In order to make the variation in the concrete stress more readable I wanted to assign one of the ranges to a second Y axis, but I couldn’t remember the procedure for doing this, and searching through the “Chart Tools” ribbons didn’t provide anything that would do what I wanted. In particular, the “Axes” tab on the “Layout” sub-ribbon (which would surely be the logical place to put a tool for inserting a second axis) only referred to the primary axes.
As a last resort I looked up the on-line help, which told me I should select the range I wanted on the second axis, then click the “Format Selection” button in the “Current Selection” group on the Format sub-ribbon under Chart Tools.

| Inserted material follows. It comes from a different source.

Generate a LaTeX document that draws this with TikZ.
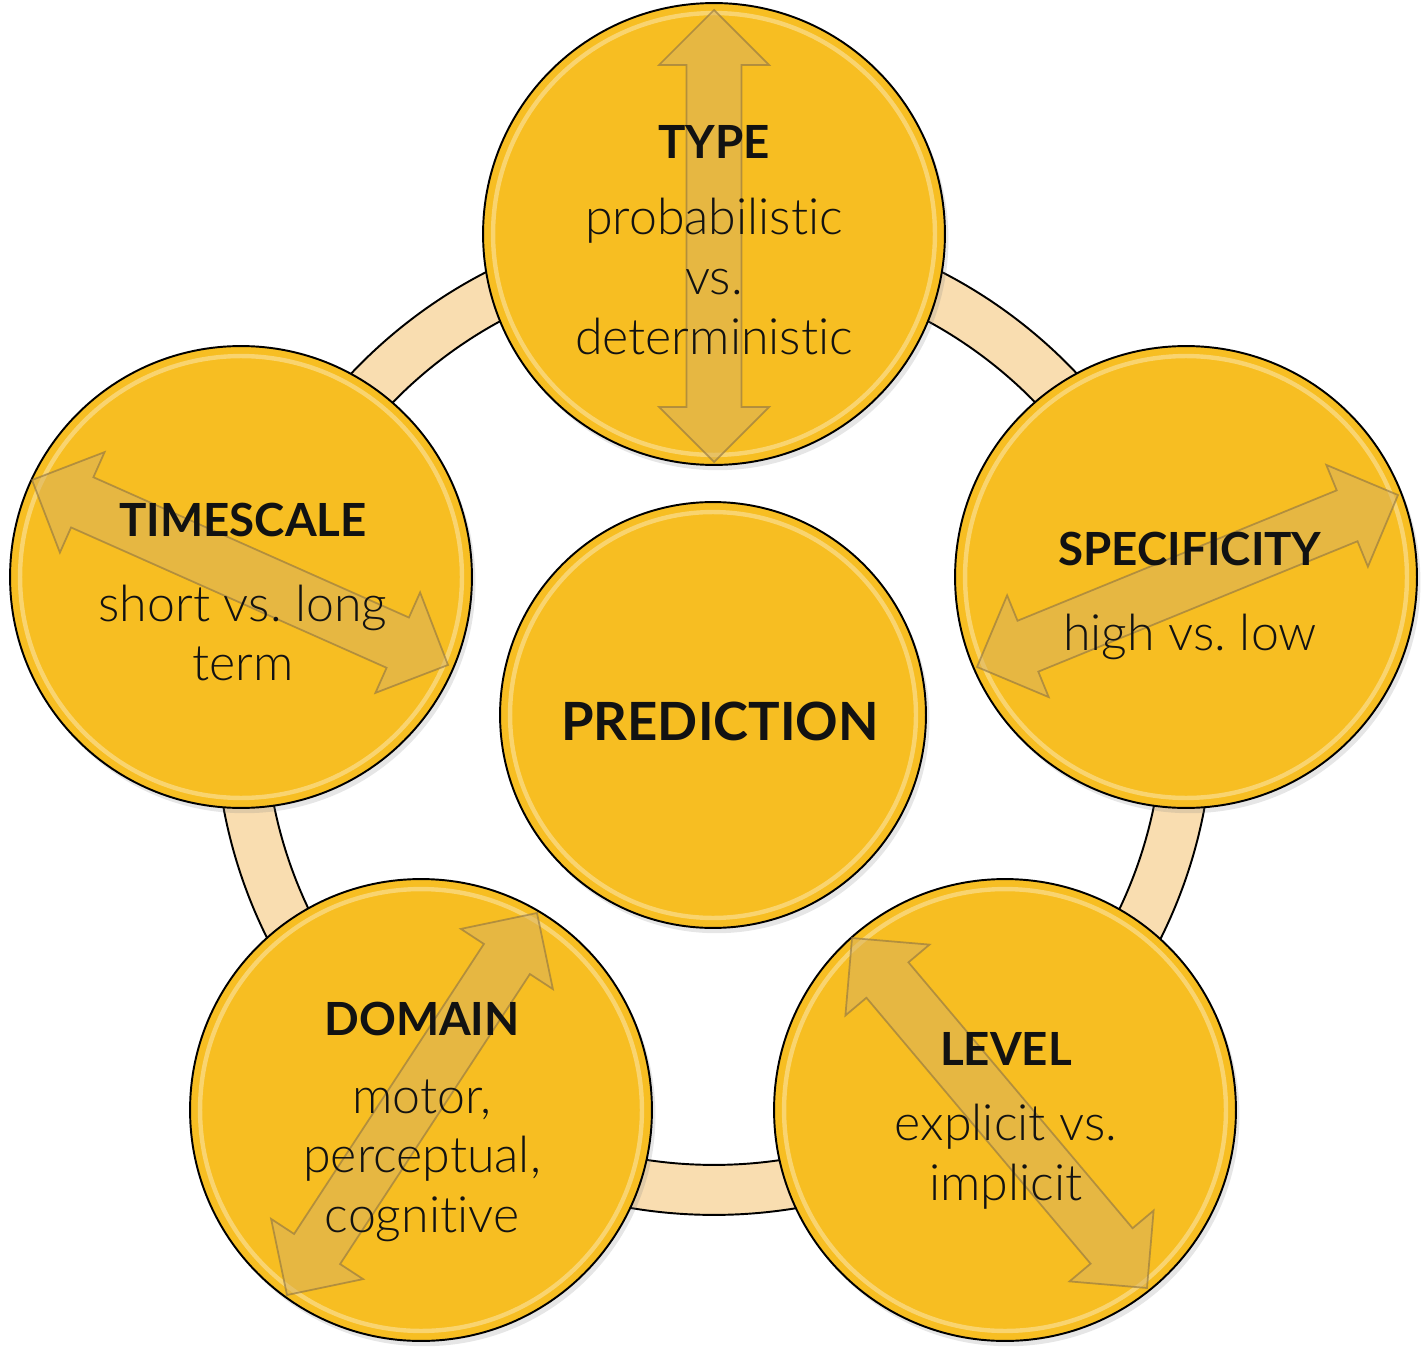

This provides a dialog box with the options of “Primary Axis” and “Secondary Axis”, and selecting Secondary Axis did what I wanted:
The dialog box looked strangely familiar though. Then I realised that this is the same dialog you get by selecting a chart series and then selecting Format Data Series… from the right-click menu, an operation I probably do hundreds of times a week. The “secondary axis” option was something that I had become so accustomed to ignoring that I just didn’t see it any more!
Further investigation revealed that once the secondary axis has been installed it then appears under the “axes” button, and whats more you can now insert a secondary X axis by clicking on Axes – Secondary Horizontal Axis.
Whether a secondary horizontal axis is ever a good idea is another matter, but for some ideas on what you can do with secondary axes, have a look at the Jon Peltier Blog (see both the linked post and the “related posts” listed at the bottom for some useful ideas).